15. The aircraft system according to claim 12, wherein the aircraft comprises:

a synthetic vision system configured to generate synthetic vision images;

a display unit within the cockpit of the aircraft; and

wherein the plurality of different video signals comprise: a video signal, provided from the display unit, that comprises the synthetic vision images.

16. The aircraft system according to claim 12, wherein the aircraft comprises:

a flight management system;

a display unit within the cockpit of the aircraft that is configured to display content that is provided from the flight management system; and

wherein the plurality of different video signals comprise: a video signal that comprises the content displayed at the display unit.

17. The aircraft system according to claim 16, wherein the content displayed at the display unit includes primary flight control data.

18. The aircraft system according to claim 16, wherein the content displayed at the display unit includes charts or synoptic pages for aircraft systems.

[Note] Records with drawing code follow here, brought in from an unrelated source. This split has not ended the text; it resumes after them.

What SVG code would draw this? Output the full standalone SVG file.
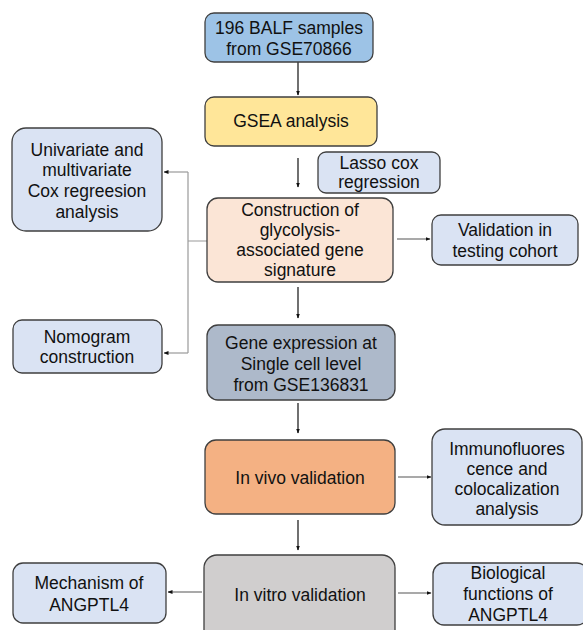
<svg xmlns="http://www.w3.org/2000/svg" width="583" height="630" viewBox="0 0 583 630">
<style>
.b{stroke:#3f3f3f;stroke-width:1.3}
.side{fill:#dae3f3}
text{font-family:"Liberation Sans","Open Sans",sans-serif;font-size:17.5px;fill:#111;text-anchor:middle}
.c{fill:none;stroke:#111;stroke-width:1.2}
.g{fill:none;stroke:#9a9a9a;stroke-width:1.2}
.s{fill:none;stroke:#555;stroke-width:1.1}
</style>
<defs>
<marker id="ah" viewBox="0 0 10 10" refX="9" refY="5" markerWidth="5" markerHeight="5" orient="auto" markerUnits="userSpaceOnUse"><path d="M0,1 L10,5 L0,9 z" fill="#111"/></marker>
</defs>
<rect width="583" height="630" fill="#fff"/>
<g id="connectors">
<line class="c" x1="298" y1="62" x2="298" y2="95" marker-end="url(#ah)"/>
<line class="c" x1="298" y1="158" x2="298" y2="187" marker-end="url(#ah)"/>
<line class="c" x1="298" y1="287" x2="298" y2="318" marker-end="url(#ah)"/>
<line class="c" x1="298" y1="403" x2="298" y2="433" marker-end="url(#ah)"/>
<line class="c" x1="298" y1="520" x2="298" y2="550" marker-end="url(#ah)"/>
<line class="s" x1="397" y1="239" x2="430" y2="239" marker-end="url(#ah)"/>
<line class="s" x1="398" y1="477" x2="431" y2="477" marker-end="url(#ah)"/>
<line class="s" x1="398" y1="593" x2="431" y2="593" marker-end="url(#ah)"/>
<line class="s" x1="202" y1="592" x2="168" y2="592" marker-end="url(#ah)"/>
<path class="g" d="M207,241 H188 M188,172 V353"/>
<line class="g" x1="188" y1="172" x2="164" y2="172" marker-end="url(#ah)"/>
<line class="g" x1="188" y1="353" x2="164" y2="353" marker-end="url(#ah)"/>
</g>
<g id="balf"><rect class="b" x="205" y="13" width="168" height="49" rx="9" fill="#9dc3e6"/>
<text x="289" y="34">196 BALF samples</text><text x="289" y="55">from GSE70866</text></g>
<g id="gsea"><rect class="b" x="205" y="97" width="172" height="49" rx="9" fill="#ffe699"/>
<text x="291" y="127">GSEA analysis</text></g>
<g id="lasso"><rect class="b" x="318" y="152" width="122" height="41" rx="8" fill="#dae3f3"/>
<text x="379" y="169">Lasso cox</text><text x="379" y="188">regression</text></g>
<g id="construction"><rect class="b" x="207" y="198" width="186" height="84" rx="11" fill="#fbe5d6"/>
<text x="300" y="216">Construction of</text><text x="300" y="236">glycolysis-</text><text x="300" y="256">associated gene</text><text x="300" y="276">signature</text></g>
<g id="validation"><rect class="b side" x="432" y="215" width="146" height="50" rx="9"/>
<text x="505" y="236">Validation in</text><text x="505" y="257">testing cohort</text></g>
<g id="cox"><rect class="b side" x="12" y="128" width="150" height="103" rx="14"/>
<text x="87" y="156">Univariate and</text><text x="87" y="176">multivariate</text><text x="87" y="197">Cox regreesion</text><text x="87" y="218">analysis</text></g>
<g id="nomogram"><rect class="b side" x="13" y="320" width="149" height="53" rx="9"/>
<text x="87" y="343">Nomogram</text><text x="87" y="363">construction</text></g>
<g id="gene"><rect class="b" x="207" y="325" width="188" height="75" rx="11" fill="#adb9ca"/>
<text x="301" y="349">Gene expression at</text><text x="301" y="370">Single cell level</text><text x="301" y="391">from GSE136831</text></g>
<g id="invivo"><rect class="b" x="205" y="440" width="190" height="74" rx="11" fill="#f4b183"/>
<text x="300" y="484">In vivo validation</text></g>
<g id="immuno"><rect class="b side" x="432" y="429" width="150" height="96" rx="13"/>
<text x="507" y="455">Immunofluores</text><text x="507" y="475">cence and</text><text x="507" y="495">colocalization</text><text x="507" y="515">analysis</text></g>
<g id="invitro"><rect class="b" x="204" y="555" width="191" height="90" rx="13" fill="#d0cece"/>
<text x="300" y="601">In vitro validation</text></g>
<g id="mechanism"><rect class="b side" x="13" y="563" width="153" height="60" rx="10"/>
<text x="89" y="589">Mechanism of</text><text x="89" y="611">ANGPTL4</text></g>
<g id="biological"><rect class="b side" x="433" y="563" width="155" height="62" rx="11"/>
<text x="508" y="579">Biological</text><text x="508" y="600">functions of</text><text x="508" y="621">ANGPTL4</text></g>
</svg>
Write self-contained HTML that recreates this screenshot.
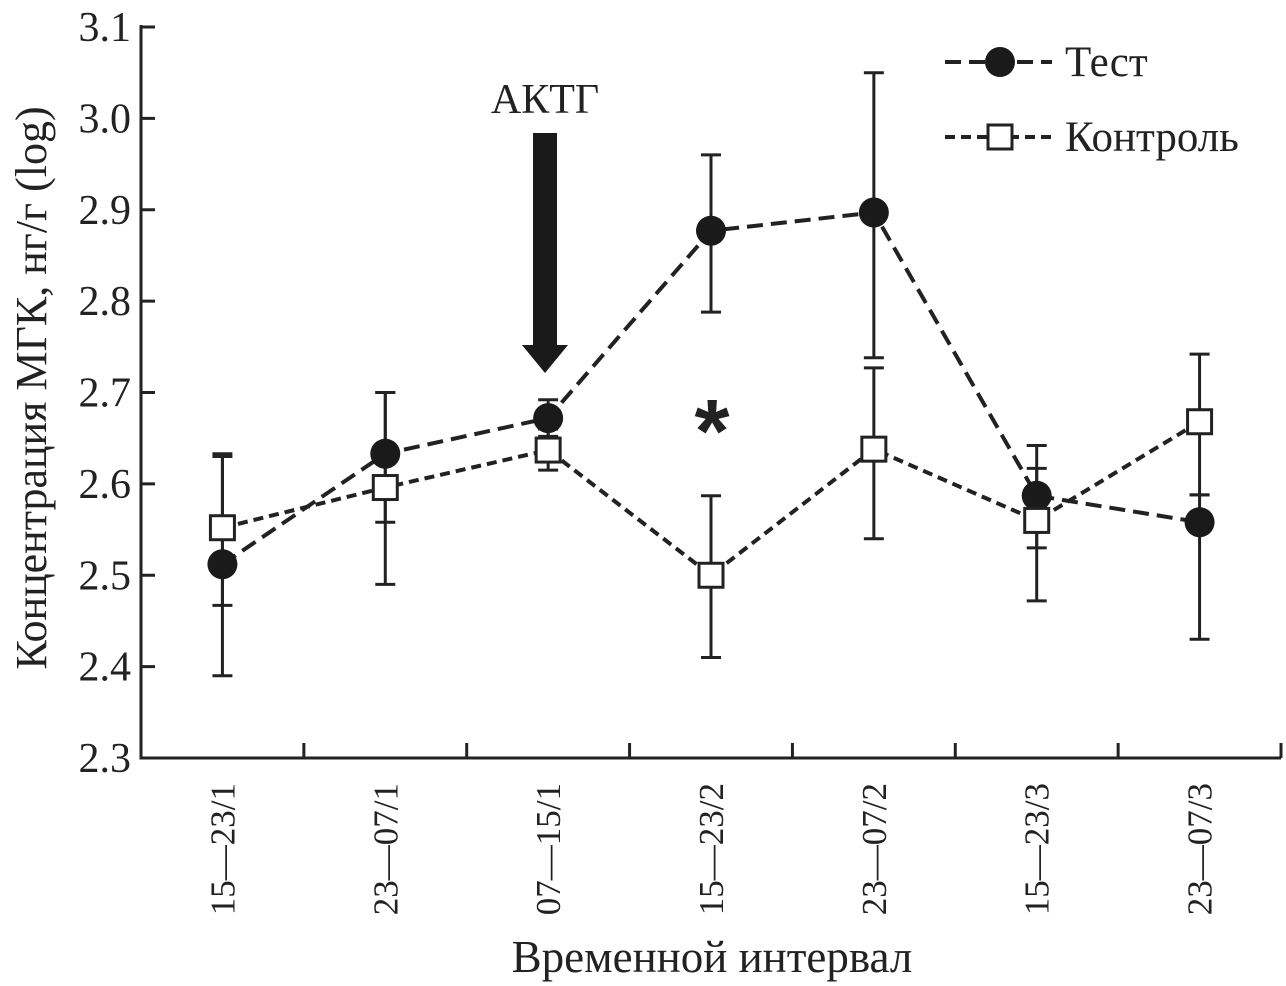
<!DOCTYPE html>
<html><head><meta charset="utf-8"><style>
body{margin:0;background:#fff;}
svg{display:block;font-family:"Liberation Serif",serif;}
</style></head><body>
<svg id="chart" width="1286" height="986" viewBox="0 0 1286 986">
<g id="axes"></g><g id="marks"></g>
<g>
 <line x1="945" y1="62" x2="1052" y2="62" stroke="#222" stroke-width="4" stroke-dasharray="16,8"/>
 <circle cx="1000" cy="62" r="15" fill="#1a1a1a"/>
 <text x="1065" y="76" font-size="43" fill="#222">Тест</text>
 <line x1="945" y1="137" x2="1052" y2="137" stroke="#222" stroke-width="4" stroke-dasharray="10,6"/>
 <rect x="988" y="125" width="24" height="24" fill="#fff" stroke="#222" stroke-width="3"/>
 <text x="1065" y="151" font-size="43" fill="#222">Контроль</text>
</g>
<g>
 <text x="545" y="113" font-size="42" text-anchor="middle" fill="#222">АКТГ</text>
 <rect x="533" y="133" width="24" height="214" fill="#1a1a1a"/>
 <polygon points="522,345 568,345 545,373" fill="#1a1a1a"/>
</g>
<text x="712" y="462" font-size="90" text-anchor="middle" fill="#222" font-family="Liberation Sans,sans-serif" font-weight="bold">*</text>
<text x="712" y="972" font-size="45" text-anchor="middle" fill="#222">Временной интервал</text>
<text transform="translate(46,388) rotate(-90)" font-size="44" text-anchor="middle" fill="#222">Концентрация МГК, нг/г (log)</text>
</svg>
<script>
const categories=["15—23/1","23—07/1","07—15/1","15—23/2","23—07/2","15—23/3","23—07/3"];
const testValues=[2.512,2.633,2.672,2.877,2.897,2.587,2.558];
const testUpper=[2.630,2.700,2.692,2.960,3.050,2.642,2.588];
const testLower=[2.390,2.558,2.652,2.788,2.738,2.530,2.430];
const controlValues=[2.552,2.596,2.637,2.500,2.638,2.560,2.668];
const controlUpper=[2.633,2.700,2.660,2.587,2.727,2.617,2.742];
const controlLower=[2.467,2.490,2.615,2.410,2.540,2.472,2.588];
const yTicks=[2.3,2.4,2.5,2.6,2.7,2.8,2.9,3.0,3.1];
const NS="http://www.w3.org/2000/svg";
const X0=141,X1=1281,Y0=758,Y1=27,YMIN=2.3,YMAX=3.1;
const bw=(X1-X0)/categories.length;
const x=i=>X0+bw*(i+0.5);
const y=v=>Y0-(v-YMIN)/(YMAX-YMIN)*(Y0-Y1);
function mk(parent,tag,attrs){const e=document.createElementNS(NS,tag);for(const k in attrs)e.setAttribute(k,attrs[k]);parent.appendChild(e);return e;}
const axes=document.getElementById('axes'),marks=document.getElementById('marks');
let a=mk(axes,'path',{d:`M${X0},${Y1-2}V${Y0}H${X1}`,fill:'none',stroke:'#222','stroke-width':3});


yTicks.forEach(t=>{
 mk(axes,'line',{x1:X0,x2:X0+14,y1:y(t),y2:y(t),stroke:'#222','stroke-width':3});
 const tx=mk(axes,'text',{x:X0-10,y:y(t)+14,'font-size':42,'text-anchor':'end',fill:'#222'});
 tx.textContent=t.toFixed(1);
 
 
});
for(let i=1;i<=categories.length;i++){mk(axes,'line',{x1:X0+bw*i,x2:X0+bw*i,y1:Y0,y2:Y0-15,stroke:'#222','stroke-width':3});}
categories.forEach((c,i)=>{
 const tx=mk(axes,'text',{transform:`translate(${x(i)+12},783) rotate(-90)`,'font-size':35,'text-anchor':'end',fill:'#222'});
 tx.textContent=c;
 
 
});
function errbars(up,lo,name){up.forEach((u,i)=>{
 const g=mk(marks,'g',{stroke:'#222','stroke-width':3});
 
 
 mk(g,'line',{x1:x(i),x2:x(i),y1:y(u),y2:y(lo[i])});
 mk(g,'line',{x1:x(i)-10,x2:x(i)+10,y1:y(u),y2:y(u)});
 mk(g,'line',{x1:x(i)-10,x2:x(i)+10,y1:y(lo[i]),y2:y(lo[i])});
});}
errbars(testUpper,testLower,'test-error-bar');
errbars(controlUpper,controlLower,'control-error-bar');
let l=mk(marks,'polyline',{points:testValues.map((v,i)=>x(i)+','+y(v)).join(' '),fill:'none',stroke:'#222','stroke-width':4,'stroke-dasharray':'16,8'});


l=mk(marks,'polyline',{points:controlValues.map((v,i)=>x(i)+','+y(v)).join(' '),fill:'none',stroke:'#222','stroke-width':4,'stroke-dasharray':'10,6'});


testValues.forEach((v,i)=>{const c=mk(marks,'circle',{cx:x(i),cy:y(v),r:15,fill:'#1a1a1a'});
 
 });
controlValues.forEach((v,i)=>{const r=mk(marks,'rect',{x:x(i)-12,y:y(v)-12,width:24,height:24,fill:'#fff',stroke:'#222','stroke-width':3});
 
 });
</script>
</body></html>
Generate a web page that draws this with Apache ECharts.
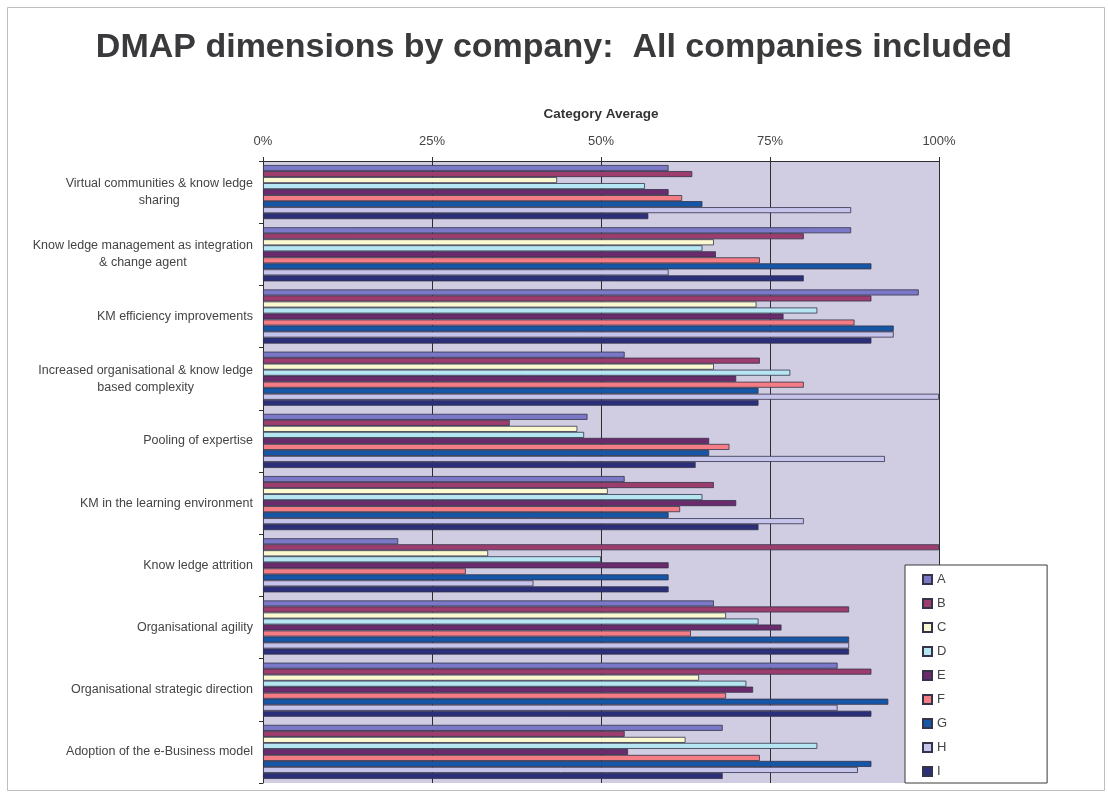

19. The aircraft system according to claim 12, wherein the CAVU further comprises:

a video camera being configured to acquire video images of the cockpit of the aircraft,

wherein the video input selector is further configured to: receive the different video signals and the video images of the cockpit, and output one of the different video signals and the video images in response to a user input; and wherein the display is configured to display the video images provided from video camera via the video input selector in response to a particular user input, wherein the video images include actual images of flight deck controls and one or more display units located within the cockpit of the aircraft.

20. A method, comprising:

communicating a video signal from a source inside an aircraft; and

displaying the video signal on a display that is configured to be secured to an oxygen mask of the aircraft.